Prima una lunga riunione a palazzo Chigi presieduta dal sottosegretario alla presidenza del Consiglio Filippo Patroni Griffi, a cui hanno partecipato il commissario Ilva Enrico Bondi, il ministro dell’ambiente Andrea Orlando e il viceministro allo sviluppo economico Claudio de Vincenti. Poi un lungo incontro al Ministero dello Sviluppo Economico, tra il ministro Flavio Zanonato e Bruno Ferrante, dimissionario presidente Ilva e giunto a Roma come rappresentante della Riva Forni Elettrici.

Il governo Letta, per ora, non riesce a venire a capo dell’ultima vicenda che ha travolto il settore della siderurgia italiana. L’obiettivo, come dichiarato dal premier e dal ministro Zanonato, è quello di trovare il modo per attuare un nuovo commissariamento, come avvenuto per lo stabilimento di Taranto. I tecnici dei vari ministeri sono impegnati in queste ore per verificare se esiste la possibilità di attuare un percorso giuridico per procedere in tal senso. Anche perché si corre il serio rischio che, qualora l’azienda ricorra contro un’azione del genere da parte del governo, se il commissariamento non avesse tutti i crismi della certezza giuridica, si rischierebbe una sconfitta che avrebbe del clamoroso.

Intanto però, da parte del governo è in atto una fortissima pressione sul gruppo Riva affinché riapra gli stabilimenti e riprenda la produzione. A differenza delle altre volte infatti, anche l’esecutivo si è accorto che la serrata del gruppo Riva nei confronti degli stabilimenti del Nord, è stata una rappresaglia contro i lavoratori, e non l’«atto dovuto» sostenuto dal gruppo all’indomani dell’ultima azione della magistratura tarantina. Che nella giornata di sabato, attraverso il procuratore capo Franco Sebastio, ha chiarito come non solo il sequestro riguardi essenzialmente «beni immobili, partecipazioni in altre società, quote azionarie, automezzi, impianti, macchinari e solo in minima parte disponibilità finanziarie», ma soprattutto che «il provvedimento di sequestro non prevede alcun divieto d’uso» e che il custode amministratore giudiziario «è autorizzato a gestire eventuali necessità di ordine finanziario». Il governo, dunque, crede alla Procura di Taranto, nonostante anche ieri il gruppo Riva abbia ribadito che l’atto notificato loro a firma della gip di Taranto, Patrizia Todisco, non autorizzi alcuna facoltà d’uso degli impianti. Peccato che lo stesso Letta abbia dichiarato come l’azienda possa continuare la sua attività «anche con i conto correnti bloccati dal sequestro».

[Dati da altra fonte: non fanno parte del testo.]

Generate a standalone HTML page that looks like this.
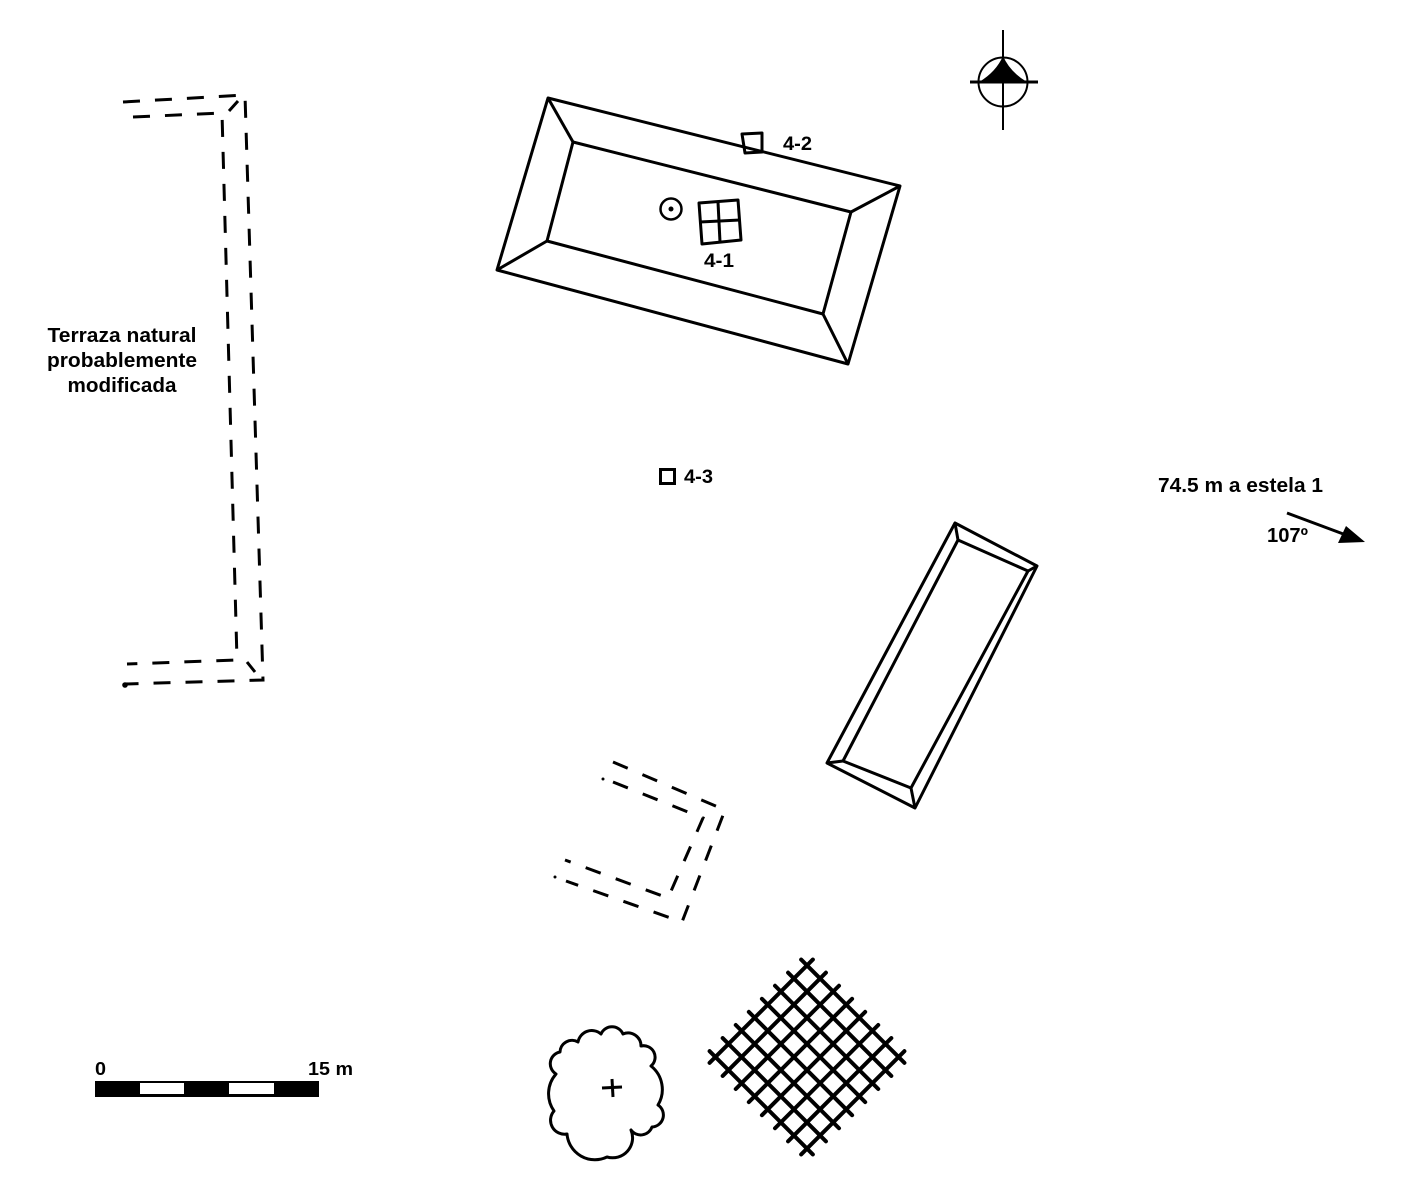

In attesa di notizie rassicuranti da Roma, negli stabilimenti del gruppo Riva in Veneto, Lombardia, Piemonte e Liguria, si sono svolti gli annunciati presidi all’esterno dei cancelli ancora chiusi delle fabbriche, da parte dei lavoratori affiancati dai sindacati metalmeccanici. «La decisione di messa in libertà di 1.400 operai, è quasi una serrata: è come dire al lavoratore, non possiamo farvi lavorare, e quindi pagarvi, andatevene. È un atto sbagliato da parte dell’impresa, che ha indicato nell’atto della magistratura la responsabilità della chiusura, cosa non vera, visto che non c’è nessun divieto all’uso dei beni aziendali». È il commento del segretario generale della Fiom, Maurizio Landini che sottolinea: «I Riva non sono in grado di dare un futuro, per cui subito un commissariamento ma in prospettiva si può ragionare su un intervento diretto, anche transitorio, dello Stato, per favorire un nuovo assetto proprietario».

Futuro nebuloso anche per i lavoratori degli stabilimenti di Genova, dove oggi si svolgerà un’assemblea unitaria dei lavoratori convocata dai sindacati, dopo il fallimento della trattativa, avviata ieri presso la sede di Confindustria, con la direzione dello stabilimento per il rinnovo per il 2014 dei contratti di solidarietà. Questo perché mentre l’accordo di programma nazionale siglato nel 2005 per il sito di Cornigliano prevede, a conclusione del ciclo dei contratti di solidarietà, il rientro in fabbrica di tutti i 1.750 lavoratori attualmente impiegati nel sito produttivo, l’Ilva ha dichiarato di non essere in grado di confermare quell’accordo e che tutto dipende dal piano industriale che a novembre sarà presentato dal commissario governativo dell’Ilva, Enrico Bondi. «Se entro il 30 settembre non si avrà alcun risultato – annunciano i sindacati – o se venissero meno le garanzie occupazionali, a Genova si aprirà una battaglia forte».